With respect to what the hon. member said about an NDP member of Parliament being the one who destroyed the Meech Lake accord, of course that is not true. There were no NDPs who did that. I presume the member is referring to former NDP MLA in the Manitoba legislature, Elijah Harper, who has since become a Liberal member and who now sits in the House.
With respect to Meech maybe that is not a coincidence because if memory serves, it was the Liberal Party which either talked out of both sides of its mouth on Meech or had people in both camps or had people who were responsible for starting the brush fires that eventually consumed the accord. I am thinking of the leader of the Liberal Party in Manitoba, the Liberal premier of New Brunswick and a number of other people who were first to jump on the anti-Meech bandwagon which then grew.

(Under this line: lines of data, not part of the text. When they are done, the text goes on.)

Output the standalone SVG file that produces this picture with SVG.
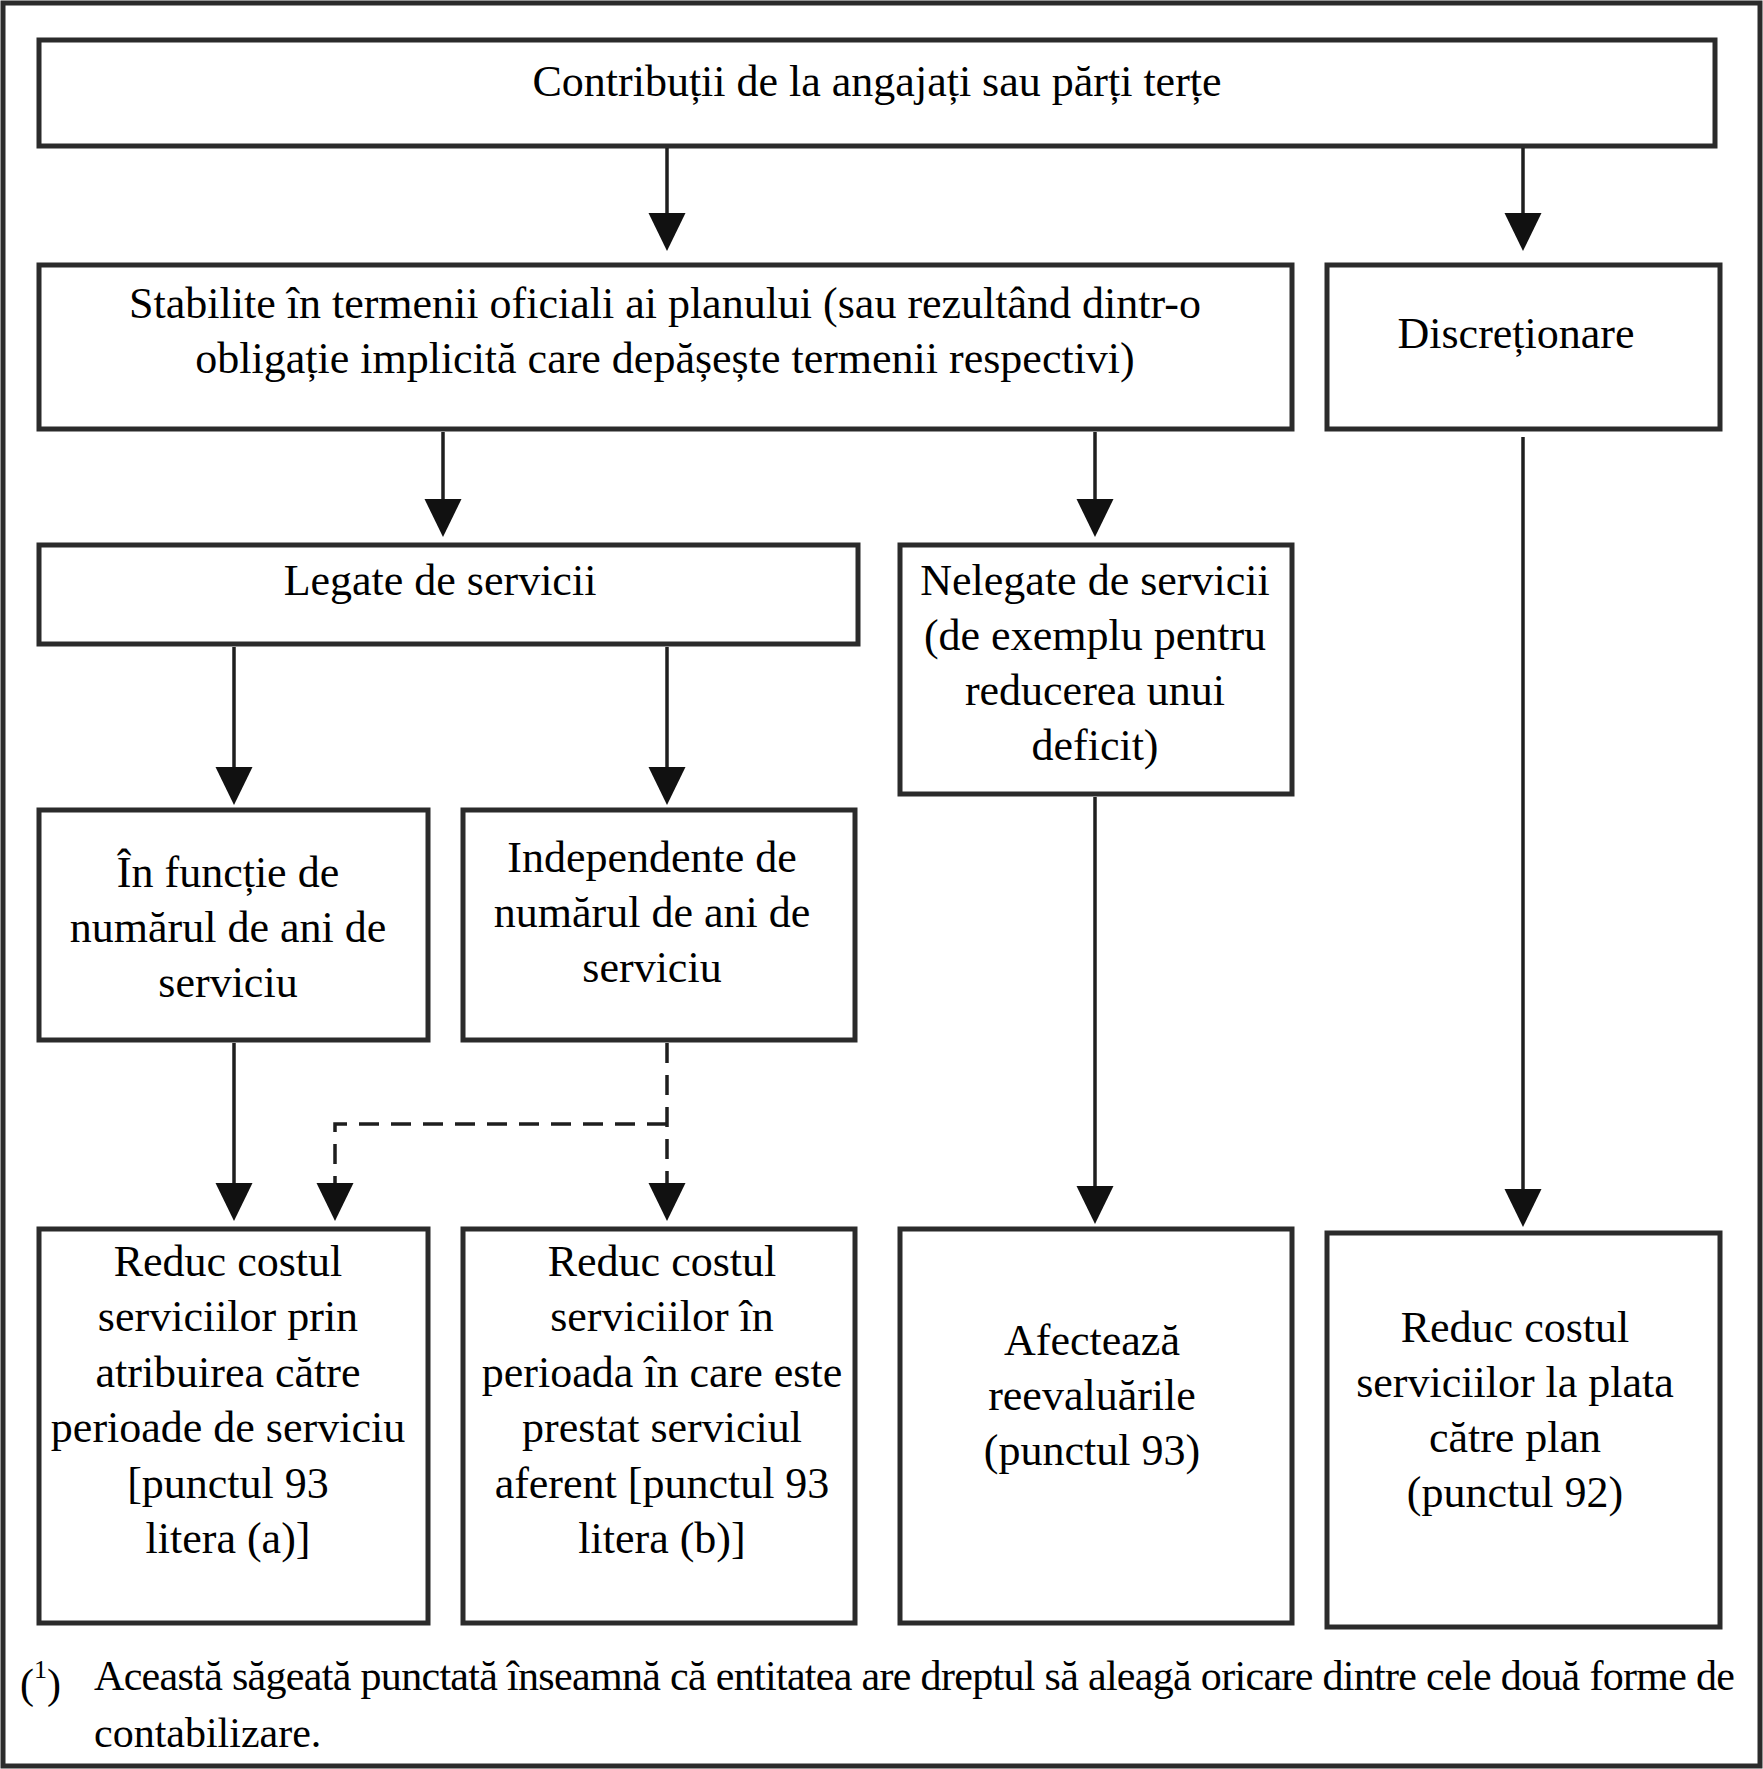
<svg xmlns="http://www.w3.org/2000/svg" width="1763" height="1769" viewBox="0 0 1763 1769">
<style>
.box{fill:#fff;stroke:#2b2b2b;stroke-width:5}
.t{font-family:"Liberation Serif","Times New Roman",serif;font-size:44px;fill:#000;text-anchor:middle}
.fn{font-family:"Liberation Serif","Times New Roman",serif;font-size:42px;fill:#000}
.c{fill:none;stroke:#1e1e1e;stroke-width:3.5}
.d{stroke-dasharray:20 12}
</style>
<defs>
<marker id="ah" markerUnits="userSpaceOnUse" markerWidth="40" markerHeight="40" viewBox="0 -20 40 40" refX="2" refY="0" orient="auto">
<path d="M0,-18.5 L38,0 L0,18.5 Z" fill="#111"/>
</marker>
</defs>
<rect x="3" y="3" width="1757" height="1763" fill="#fff" stroke="#2b2b2b" stroke-width="5"/>

<g id="n-contributii">
<rect class="box" x="39" y="40" width="1676" height="106"/>
<text class="t" x="877" y="96">Contribuții de la angajați sau părți terțe</text>
</g>
<g id="n-stabilite">
<rect class="box" x="39" y="265" width="1253" height="164"/>
<text class="t" x="665" y="318">Stabilite în termenii oficiali ai planului (sau rezultând dintr-o</text>
<text class="t" x="665" y="373">obligație implicită care depășește termenii respectivi)</text>
</g>
<g id="n-discretionare">
<rect class="box" x="1327" y="265" width="393" height="164"/>
<text class="t" x="1516" y="348">Discreționare</text>
</g>
<g id="n-legate">
<rect class="box" x="39" y="545" width="819" height="99"/>
<text class="t" x="440" y="595">Legate de servicii</text>
</g>
<g id="n-nelegate">
<rect class="box" x="900" y="545" width="392" height="249"/>
<text class="t" x="1095" y="595">Nelegate de servicii</text>
<text class="t" x="1095" y="650">(de exemplu pentru</text>
<text class="t" x="1095" y="705">reducerea unui</text>
<text class="t" x="1095" y="760">deficit)</text>
</g>
<g id="n-functie">
<rect class="box" x="39" y="810" width="389" height="230"/>
<text class="t" x="228" y="887">În funcție de</text>
<text class="t" x="228" y="942">numărul de ani de</text>
<text class="t" x="228" y="997">serviciu</text>
</g>
<g id="n-independente">
<rect class="box" x="463" y="810" width="392" height="230"/>
<text class="t" x="652" y="872">Independente de</text>
<text class="t" x="652" y="927">numărul de ani de</text>
<text class="t" x="652" y="982">serviciu</text>
</g>
<g id="n-reduc-a">
<rect class="box" x="39" y="1229" width="389" height="394"/>
<text class="t" x="228" y="1276">Reduc costul</text>
<text class="t" x="228" y="1331">serviciilor prin</text>
<text class="t" x="228" y="1387">atribuirea către</text>
<text class="t" x="228" y="1442">perioade de serviciu</text>
<text class="t" x="228" y="1498">[punctul 93</text>
<text class="t" x="228" y="1553">litera (a)]</text>
</g>
<g id="n-reduc-b">
<rect class="box" x="463" y="1229" width="392" height="394"/>
<text class="t" x="662" y="1276">Reduc costul</text>
<text class="t" x="662" y="1331">serviciilor în</text>
<text class="t" x="662" y="1387">perioada în care este</text>
<text class="t" x="662" y="1442">prestat serviciul</text>
<text class="t" x="662" y="1498">aferent [punctul 93</text>
<text class="t" x="662" y="1553">litera (b)]</text>
</g>
<g id="n-afecteaza">
<rect class="box" x="900" y="1229" width="392" height="394"/>
<text class="t" x="1092" y="1355">Afectează</text>
<text class="t" x="1092" y="1410">reevaluările</text>
<text class="t" x="1092" y="1465">(punctul 93)</text>
</g>
<g id="n-reduc-plan">
<rect class="box" x="1327" y="1233" width="393" height="394"/>
<text class="t" x="1515" y="1342">Reduc costul</text>
<text class="t" x="1515" y="1397">serviciilor la plata</text>
<text class="t" x="1515" y="1452">către plan</text>
<text class="t" x="1515" y="1507">(punctul 92)</text>
</g>

<g id="connectors">
<line class="c" x1="667" y1="148" x2="667" y2="215" marker-end="url(#ah)"/>
<line class="c" x1="1523" y1="148" x2="1523" y2="215" marker-end="url(#ah)"/>
<line class="c" x1="443" y1="432" x2="443" y2="501" marker-end="url(#ah)"/>
<line class="c" x1="1095" y1="432" x2="1095" y2="501" marker-end="url(#ah)"/>
<line class="c" x1="234" y1="647" x2="234" y2="769" marker-end="url(#ah)"/>
<line class="c" x1="667" y1="647" x2="667" y2="769" marker-end="url(#ah)"/>
<line class="c" x1="1095" y1="797" x2="1095" y2="1188" marker-end="url(#ah)"/>
<line class="c" x1="1523" y1="437" x2="1523" y2="1191" marker-end="url(#ah)"/>
<line class="c" x1="234" y1="1043" x2="234" y2="1185" marker-end="url(#ah)"/>
<path class="c d" d="M667,1043 V1185" marker-end="url(#ah)"/>
<path class="c d" d="M667,1124 H335 V1185" marker-end="url(#ah)"/>
</g>

<g id="footnote">
<text class="fn" x="20" y="1698">(<tspan font-size="26" dy="-20">1</tspan><tspan dy="20">)</tspan></text>
<text class="fn" x="94" y="1690" textLength="1641" lengthAdjust="spacing">Această săgeată punctată înseamnă că entitatea are dreptul să aleagă oricare dintre cele două forme de</text>
<text class="fn" x="94" y="1747">contabilizare.</text>
</g>
</svg>
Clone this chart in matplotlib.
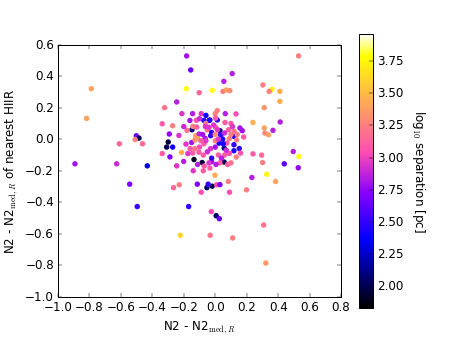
import numpy as np
import matplotlib
matplotlib.use('Agg')
import matplotlib.pyplot as plt

plt.style.use('classic')

# offsets of N2 from radial median, and from nearest HII region, colour = log10 separation
dn2 = [-0.182, -0.156, -0.184, -0.102, -0.788, -0.818, -0.245, -0.322, -0.212, -0.144,
       -0.089, -0.059, -0.161, -0.072, -0.038, -0.337, -0.271, -0.118, -0.148, -0.180,
       -0.051, -0.292, -0.231, -0.125, -0.102, -0.502, -0.485, -0.509, -0.462, -0.610,
       -0.299, -0.309, -0.271, -0.150, -0.129, -0.186, -0.064, -0.337, -0.214, -0.174,
       -0.288, -0.135, -0.083, -0.245, -0.201, -0.892, -0.627, -0.432, -0.544, -0.496,
       -0.140, -0.076, -0.112, -0.265, -0.229, -0.114, -0.053, -0.089, -0.169, -0.222,
       0.301, 0.439, 0.528, 0.327, 0.384, 0.233, 0.199, 0.091, 0.083, -0.002,
       -0.034, -0.023, 0.057, 0.079, 0.030, -0.019, -0.045, 0.009, 0.030, -0.025,
       0.006, 0.026, -0.032, 0.111, 0.308, 0.322, 0.530, 0.108, 0.055, -0.019,
       0.049, 0.070, 0.093, 0.303, 0.358, 0.360, 0.343, 0.411, 0.411, 0.312,
       0.240, 0.413, 0.312, 0.316, 0.339, 0.367, 0.132, 0.064, 0.013, 0.000,
       -0.034, 0.013, 0.002, 0.062, 0.157, 0.172, 0.030, 0.041, -0.029, 0.047,
       0.121, 0.181, 0.136, 0.089, 0.024, 0.074, 0.119, 0.153, 0.119, 0.161,
       0.057, -0.023, 0.134, 0.295, 0.496, 0.532, 0.240, -0.142, -0.112, -0.144,
       -0.104, -0.076, -0.072, 0.051, -0.040, 0.002, -0.023, 0.034, 0.015, 0.085,
       0.100, -0.080, -0.060, -0.030, 0.000, 0.020, 0.060, 0.040, -0.050, 0.090,
       0.000, -0.100, -0.200, -0.060, 0.100, 0.120, -0.010, 0.070, -0.070, 0.005,
       0.100, -0.130, 0.000, -0.120, -0.100, -0.063, 0.020, -0.090, 0.060, -0.040,
       0.110, -0.160, 0.140]
dn2_hii = [0.528, 0.439, 0.320, 0.295, 0.320, 0.132, 0.236, 0.200, 0.162, 0.162,
           0.162, 0.151, 0.119, 0.119, 0.119, 0.098, 0.085, 0.077, 0.060, 0.056,
           0.060, 0.033, 0.024, 0.022, 0.033, 0.022, 0.007, -0.002, -0.029, -0.029,
           -0.018, -0.050, -0.050, -0.021, -0.004, -0.031, 0.005, -0.091, -0.084, -0.091,
           -0.112, -0.129, -0.148, -0.169, -0.141, -0.156, -0.156, -0.169, -0.285, -0.427,
           -0.200, -0.200, -0.160, -0.307, -0.289, -0.285, -0.307, -0.336, -0.427, -0.609,
           -0.148, -0.156, -0.181, -0.222, -0.268, -0.243, -0.321, -0.336, -0.268, -0.228,
           -0.183, -0.143, -0.145, -0.160, -0.150, -0.298, -0.285, -0.289, -0.288, -0.459,
           -0.485, -0.504, -0.609, -0.626, -0.544, -0.785, 0.528, 0.416, 0.367, 0.310,
           0.303, 0.312, 0.308, 0.344, 0.342, 0.316, 0.303, 0.303, 0.240, 0.200,
           0.106, 0.109, 0.071, 0.039, 0.028, 0.056, 0.160, 0.162, 0.181, 0.162,
           0.122, 0.122, 0.134, 0.106, 0.071, 0.054, 0.054, 0.028, 0.022, 0.001,
           0.017, 0.014, -0.004, 0.003, -0.025, -0.025, -0.035, -0.059, -0.073, -0.088,
           -0.057, -0.120, -0.113, -0.101, -0.078, -0.110, -0.093, 0.081, 0.004, -0.088,
           -0.082, -0.101, -0.029, -0.029, 0.075, 0.075, 0.043, 0.028, 0.060, 0.060,
           0.030, 0.030, -0.010, -0.060, -0.050, -0.100, -0.100, -0.120, -0.080, -0.090,
           -0.010, -0.050, 0.080, 0.100, 0.100, 0.050, 0.090, -0.070, -0.170, -0.160,
           -0.150, -0.060, 0.030, 0.120, 0.130, 0.081, 0.000, -0.010, 0.040, -0.150,
           0.080, -0.060, 0.030]
log_sep = [2.80, 2.65, 3.80, 3.15, 3.40, 3.40, 2.85, 3.20, 2.95, 2.85,
           2.95, 2.40, 2.80, 2.45, 2.45, 3.10, 3.25, 3.10, 2.10, 3.20,
           3.20, 2.75, 2.95, 3.40, 2.85, 2.65, 2.05, 3.25, 3.15, 3.15,
           1.95, 2.00, 2.40, 2.80, 3.30, 2.95, 2.80, 3.10, 3.45, 2.95,
           2.70, 1.90, 1.95, 2.95, 2.85, 2.80, 2.90, 2.30, 2.70, 2.50,
           2.95, 3.10, 2.85, 3.15, 3.25, 2.70, 2.05, 3.05, 2.50, 3.60,
           3.25, 2.60, 2.75, 3.75, 3.40, 2.85, 3.25, 3.05, 3.25, 3.45,
           3.10, 2.80, 2.00, 3.10, 3.10, 2.00, 2.50, 3.05, 2.70, 3.05,
           2.05, 2.65, 3.20, 3.25, 3.20, 3.35, 3.25, 2.85, 2.85, 3.80,
           3.25, 3.40, 3.30, 3.25, 3.96, 3.75, 3.25, 3.45, 3.45, 3.35,
           3.45, 2.85, 3.40, 3.30, 3.40, 2.85, 3.05, 2.85, 3.25, 3.25,
           2.45, 2.45, 3.10, 3.10, 2.80, 2.80, 2.10, 3.40, 2.50, 2.45,
           2.45, 3.10, 3.25, 3.25, 2.40, 3.10, 2.50, 2.50, 2.45, 3.05,
           2.10, 2.50, 3.25, 3.15, 2.85, 3.80, 3.10, 3.25, 3.40, 3.10,
           3.10, 3.10, 3.10, 2.45, 2.95, 3.10, 2.50, 2.50, 2.95, 3.10,
           3.25, 2.80, 2.95, 2.95, 2.80, 3.10, 3.10, 2.85, 2.90, 3.05,
           3.25, 3.05, 2.90, 3.25, 3.10, 3.20, 2.95, 2.90, 3.10, 2.85,
           3.20, 3.20, 3.30, 3.05, 2.90, 2.95, 2.95, 3.10, 2.90, 2.95,
           2.95, 3.10, 3.25]

fig = plt.figure(figsize=(6.4, 4.8))
ax = fig.add_axes([0.1266, 0.1341, 0.618, 0.7347])
cax = fig.add_axes([0.7838, 0.1012, 0.0299, 0.7988])

sc = ax.scatter(dn2, dn2_hii, c=log_sep, cmap='gnuplot2', vmin=1.83, vmax=3.96,
                s=30, edgecolors='none')
ax.set_xlim(-1.0, 0.8)
ax.set_ylim(-1.0, 0.6)
ax.set_xticks(np.arange(-1.0, 0.81, 0.2))
ax.set_yticks(np.arange(-1.0, 0.61, 0.2))
ax.set_xlabel(r'N2 - N2$_{\rm med,\it R}$')
ax.set_ylabel(r'N2 - N2$_{\rm med,\it R}$ of nearest HIIR')

cb = fig.colorbar(sc, cax=cax, ticks=np.arange(2.0, 3.80, 0.25), format='%.2f')
cb.set_label(r'log$_{10}$ separation [pc]', rotation=270, labelpad=24)

fig.savefig('out.png', dpi=458 / 6.4)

When the Meech Lake accord was originally arrived at in 1987 there was a great deal of consensus about the importance of the achievement that it represented on all sides of the House. The hon. member should know because he was here that the NDP caucus did not waiver in its support of Meech. From time to time it sought amendments as the pressure grew and might have saved it but certainly does not deserve any way the accusation the member made.
With respect to the status of the Cree in northern Quebec, that is a matter which the PQ government, the new premier and the Bloc Quebecois have to take very seriously. To some extent this whole thing about Quebec has been a bit of a parlour game in this country for a long time but it is not a parlour game anymore.
There is a reality called the aboriginal people in Quebec who inhabit a territory that was not always part of Quebec. They have a case to be made, a case that runs counter to the consensus that
exists in a lot of parties over a lot of time about the nature of Quebec's self-determination.
Aboriginal people have also made the case for their self-determination in the last 10 or 20 years. If push does come to shove and we do have a Quebec that seeks to separate that will be a very ugly situation. Anybody who pretends that is not so is not doing a service to either the Canadian people or to the voters of Quebec.